Mission Statement: "All Means All"

"We will ensure that all students acquire skills and knowledge necessary to be successful and responsible citizens."

Friday, November 2, 2012

“Taking Risk”


The famed former Dallas Cowboy football great turned bronco bull rider, Walt Garrison once said when asked why, do you ride bulls, “I would rather live with the 6 to 8 seconds of utter terror than living the rest of my life wondering if I could”.  In so many ways I am just not like that.  There is no way I need to take that risk – I sleep just fine at night.
Yet, there are some things that I as well as the collective “we” must risk:  though possibly not a risk at all.
Every day our teachers take risks with instructional strategies.  With the best hopes, intentions of each learner mastering essential skills let alone demonstrating ownership of their learning, our teachers work to stretch, challenge daily each learner. 
They also conscientiously work to reteach, remediate where instruction and learning have not achieved the desired or expected effect. 
Though a very natural step in the teaching and learning cycle, teachers have absolutely nothing to apologize for when re-teaching or remediation is required.  In fact, we expect it!
Believe it or not, to some this is taking a risk, a calculated risk, a planned, intentional risk.  Teachers have unrestricted permission to take this risk.  It is when teachers don’t risk in this way that we are each impacted negatively.
Why do some consider re-teaching a risk?
Each lesson is designed to achieve success.  When the desired or expected result is not achieved there is a sense of failure.  Our society has become more critical, judgmental especially with teaching and learning.  The entire accountability system is not about improving performance but rather to shame, embarrass, and yes, condemn individual students, teachers, principals, classes, grade levels, schools and school systems that do not meet or exceed externally set targets.
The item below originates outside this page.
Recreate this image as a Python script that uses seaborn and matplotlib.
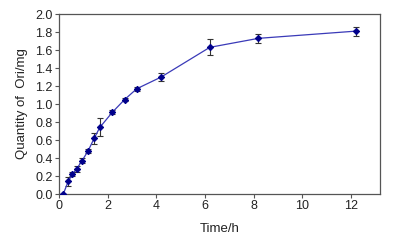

As if those in a position to make policy believe that each learner, each child, each family, and each community are the same – you get the point – the bane of our existence is sameness.
Too often students get the blame for failing to learn.  Not far behind are the parents for lack of support, caring, or participation.  Of recent, it is the fancy of policy makers to blame teachers, principals, superintendents, Boards of Education, the community or everyone for that matter except themselves. 
Is it possible we have been looking at this through limited lenses?  What if we shifted our thinking to risk-taking through our ability to employ creativity, innovation and imagination? 
Teaching is constant hypothesis testing.  Teachers daily test instructional strategies and with significant success, these strategies are effective.  What we know is that not each learner brings the exact set of skills, knowledge and experiences to a learning episode.  Why would we even consider that one instructional strategy will work perfectly with each learner?  Talk about a set up? 
Of course, there are going to be, just as there has been in the past, variance in learning.  We have asked almost in more of a “super hero” expectation that our teachers perfect their hypothesis testing in every lesson, every day, with every child.  Did I say this is a set up?
In a different time it may have been more reasonable that teachers could test fewer hypotheses given the variance of student skills, knowledge, or experience were less diverse than today.  It can also be argued that in a different time our teachers were more valued, esteemed, and held in higher regard by students, parents, community and policy makers.  The times, however, have changed – did I say set up?
In as much as teachers take risk through testing instructional hypotheses daily, students also take risks through testing learning hypotheses daily.  Each learner, including adult learners, has preferences in the way we like to learn.  When we are asked to learn differently from our preferred way to learn, it is risk-taking. 
Query, both teacher and learner are simultaneously testing hypotheses – one for teaching and one for learning.  Hmm … we may be on to something.
So what is the point - bronco riding, taking risks, or testing hypotheses?
Daily teachers approach their work with the best intentions, best hopes of moving each learner to new content, new tools, new skills, new meaning, and new applications preparing them for the “next”.  They plan for success and when it is not achieved in the allotted time or in the prescribed way they must be risk-takers.
They must become risk-takers, either through the use of time, technology, different strategies, different materials, or through different evidence of learning.  I remain unwavering in my confidence that each of our teachers are up to the task – take a risk and watch our talented educators at work.